Idaho Gov. Brad Little gives his annual State of the State address on Jan. 6, 2025, on the House floor at the Statehouse in Boise. (Pat Sutphin for the Idaho Capital Sun)
Your budget reflects your values. It’s that simple. You fix the dishwasher or you cancel your Hulu subscription.
Our Idaho Legislature is giving us, the voters who elected them, a clear picture of their values. I ask, and you should be too, does this reflect my values?
The Idaho Legislature is considering a proposal to fund tax credits for families who send their kids to private schools or do home schooling. This modest proposal will only cost us taxpayers about $50 million if our governor will stick to his guns. Of course, that’s just in the first year. Arizona saw a similar tax credit blow up to large multiples of this, but we can trust our legislators to keep a close eye on our tax dollars, can’t we? So, we won’t worry about the future right now. Though, of course, any healthy budget should.
Along these lines, our legislators have kept a close eye on the Medicaid expansion dollars. The cost to Idaho taxpayers has now come to about $100 million. Many prominent legislators think this is too much.
So now we are talking about budgets. We have to get into numbers, arithmetic. I apologize right here. I know you would rather debate principles, ideals, morals, ideology, but that’s where we are headed, if you can put up with some numbers. Stay with me.
A $50 million investment in home school and private school money for Idahoans might seem prudent to legislators right now. They have been hearing a lot from the big bucks behind this.
If the proposal caps the benefit at $5,000 per family earning less than $100,000, that means 10,000 families in Idaho might get some of your taxpayer money to support their kids in some private, maybe religious, maybe alternative school that isn’t held to public school standards.
Write those numbers down.
At the same time, our legislators have decided health insurance for the working poor is too expensive. We can’t afford to pay $100 million to get health insurance for 90,000 families in Idaho that would not be eligible for any health insurance coverage.
Write those numbers down.
Our legislators are considering cutting off health care coverage for nine times as many people as they want to support to send their kids to private schools, because it costs too much.
This is a fundamental budget and value proposition.
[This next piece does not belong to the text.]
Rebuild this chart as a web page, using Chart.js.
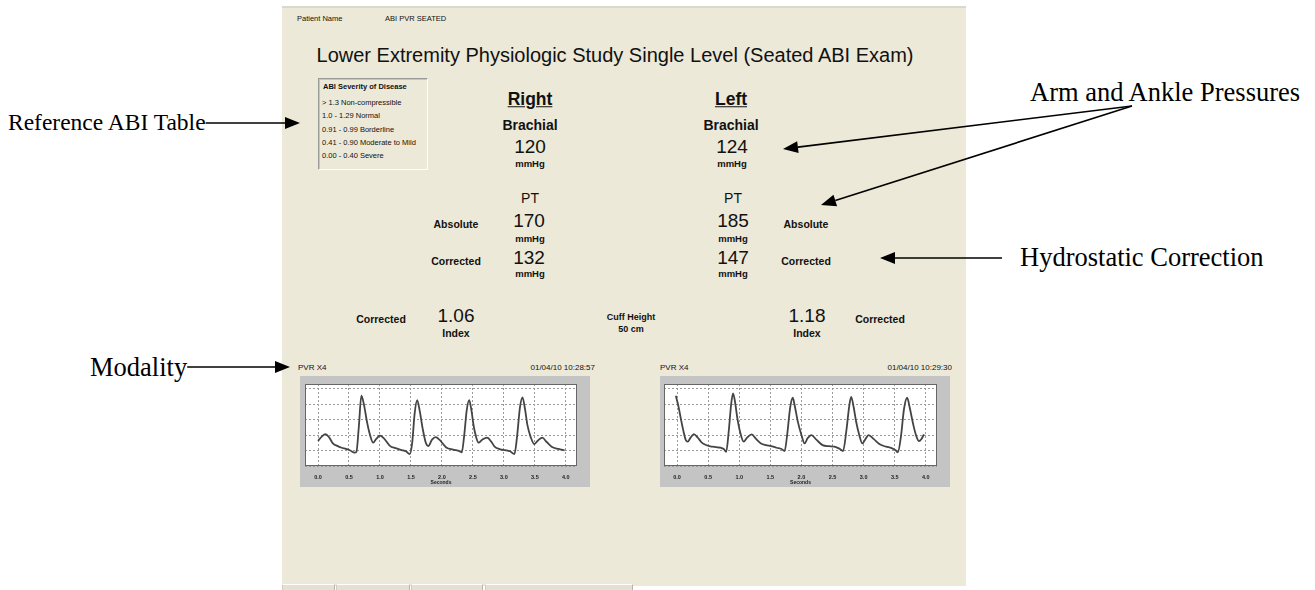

Don’t get me started on the Idaho tax cuts House Speaker Mike Moyle suggests. Idaho has seen incredible population and thus revenue growth. But the downturn is coming. We should plan for it. Our reserves will not suffice.
Some might argue that Idaho dropping Medicaid expansion coverage will help our federal partners with our deficit conundrum. Idaho’s U.S. Sen. Mike Crapo sat on the Simpson/Bowles Commission that offered wise deficit reduction recommendations. States dropping Medicaid was not among them. This is a straw man argument.
There is no doubt health care costs and profiteering are crippling our country. I have long advocated for reforms. But for the Idaho Legislature to now hold these two balls in their hands, weighing them, should make you think about your values.
Sending our tax monies to 10,000 families that choose to opt out of public education might make sense if you frame it around the marketplace, competition, choice, entrepreneurial capitalism, and such. So, we drop a $50 million dime of Idaho taxpayer money in that ideological direction.
But then, at the same time we take away health care coverage from nine times as many Idahoans because we can’t afford to pay twice what such a voucher benefit would cost?
This is bad math.
It’s about budgeting. It’s about values.
Please consider your values. I value education. I value health care. I don’t think our Idaho Legislature has these values. I would hope you do.